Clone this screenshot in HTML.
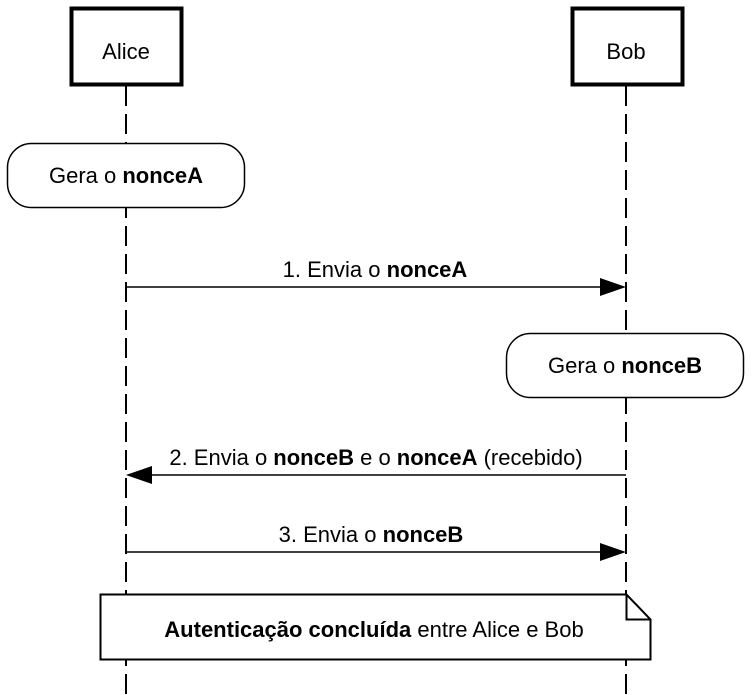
<!DOCTYPE html>
<html><head><meta charset="utf-8"><style>
body{margin:0;background:#fff}
svg{display:block;font-family:"Liberation Sans",Arial,sans-serif}
</style></head><body>
<svg width="752" height="695" viewBox="0 0 752 695" xmlns="http://www.w3.org/2000/svg">
<g stroke="#000" stroke-width="2" stroke-dasharray="20,8" fill="none">
<line x1="126" y1="86" x2="126" y2="695"/>
<line x1="626" y1="86" x2="626" y2="695"/>
</g>
<rect x="71.5" y="8.5" width="110" height="76" fill="#fff" stroke="#000" stroke-width="4"/>
<rect x="572.5" y="8.5" width="110" height="76" fill="#fff" stroke="#000" stroke-width="4"/>
<g font-size="22">
<text x="126" y="59" text-anchor="middle">Alice</text>
<text x="626" y="59" text-anchor="middle">Bob</text>
<rect x="7.5" y="143.5" width="237" height="64" rx="24" fill="#fff" stroke="#000" stroke-width="1.5"/>
<text x="126" y="183" text-anchor="middle">Gera o <tspan font-weight="bold">nonceA</tspan></text>
<rect x="506.5" y="333.5" width="237" height="64" rx="24" fill="#fff" stroke="#000" stroke-width="1.5"/>
<text x="625" y="373" text-anchor="middle">Gera o <tspan font-weight="bold">nonceB</tspan></text>
<line x1="126" y1="287" x2="604" y2="287" stroke="#000" stroke-width="1.5"/>
<polygon points="626,287 600,278 600,296" fill="#000"/>
<text x="375" y="277" text-anchor="middle">1. Envia o <tspan font-weight="bold">nonceA</tspan></text>
<line x1="148" y1="475" x2="626" y2="475" stroke="#000" stroke-width="1.5"/>
<polygon points="126,475 152,466 152,484" fill="#000"/>
<text x="376" y="465" text-anchor="middle">2. Envia o <tspan font-weight="bold">nonceB</tspan> e o <tspan font-weight="bold">nonceA</tspan> (recebido)</text>
<line x1="126" y1="552" x2="604" y2="552" stroke="#000" stroke-width="1.5"/>
<polygon points="626,552 600,543 600,561" fill="#000"/>
<text x="371" y="542" text-anchor="middle">3. Envia o <tspan font-weight="bold">nonceB</tspan></text>
<path d="M100.5 594.5 H626.5 L650.5 619.5 V659.5 H100.5 Z" fill="#fff" stroke="#000" stroke-width="2"/>
<path d="M626.5 594.5 V619.5 H650.5" fill="none" stroke="#000" stroke-width="2"/>
<text x="374" y="637" text-anchor="middle"><tspan font-weight="bold">Autenticação concluída</tspan> entre Alice e Bob</text>
</g>
</svg>
</body></html>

-- -- --

Written request »
Leave out the pictures and copy the rest of the material above exactly.

Solution to the exercise »
Clone this screenshot in HTML.
<!DOCTYPE html>
<html><head><meta charset="utf-8"><style>
body{margin:0;background:#fff}
svg{display:block;font-family:"Liberation Sans",Arial,sans-serif}
</style></head><body>
<svg width="752" height="695" viewBox="0 0 752 695" xmlns="http://www.w3.org/2000/svg">
<g stroke="#000" stroke-width="2" stroke-dasharray="20,8" fill="none">
<line x1="126" y1="86" x2="126" y2="695"/>
<line x1="626" y1="86" x2="626" y2="695"/>
</g>
<rect x="71.5" y="8.5" width="110" height="76" fill="#fff" stroke="#000" stroke-width="4"/>
<rect x="572.5" y="8.5" width="110" height="76" fill="#fff" stroke="#000" stroke-width="4"/>
<g font-size="22">
<text x="126" y="59" text-anchor="middle">Alice</text>
<text x="626" y="59" text-anchor="middle">Bob</text>
<rect x="7.5" y="143.5" width="237" height="64" rx="24" fill="#fff" stroke="#000" stroke-width="1.5"/>
<text x="126" y="183" text-anchor="middle">Gera o <tspan font-weight="bold">nonceA</tspan></text>
<rect x="506.5" y="333.5" width="237" height="64" rx="24" fill="#fff" stroke="#000" stroke-width="1.5"/>
<text x="625" y="373" text-anchor="middle">Gera o <tspan font-weight="bold">nonceB</tspan></text>
<line x1="126" y1="287" x2="604" y2="287" stroke="#000" stroke-width="1.5"/>
<polygon points="626,287 600,278 600,296" fill="#000"/>
<text x="375" y="277" text-anchor="middle">1. Envia o <tspan font-weight="bold">nonceA</tspan></text>
<line x1="148" y1="475" x2="626" y2="475" stroke="#000" stroke-width="1.5"/>
<polygon points="126,475 152,466 152,484" fill="#000"/>
<text x="376" y="465" text-anchor="middle">2. Envia o <tspan font-weight="bold">nonceB</tspan> e o <tspan font-weight="bold">nonceA</tspan> (recebido)</text>
<line x1="126" y1="552" x2="604" y2="552" stroke="#000" stroke-width="1.5"/>
<polygon points="626,552 600,543 600,561" fill="#000"/>
<text x="371" y="542" text-anchor="middle">3. Envia o <tspan font-weight="bold">nonceB</tspan></text>
<path d="M100.5 594.5 H626.5 L650.5 619.5 V659.5 H100.5 Z" fill="#fff" stroke="#000" stroke-width="2"/>
<path d="M626.5 594.5 V619.5 H650.5" fill="none" stroke="#000" stroke-width="2"/>
<text x="374" y="637" text-anchor="middle"><tspan font-weight="bold">Autenticação concluída</tspan> entre Alice e Bob</text>
</g>
</svg>
</body></html>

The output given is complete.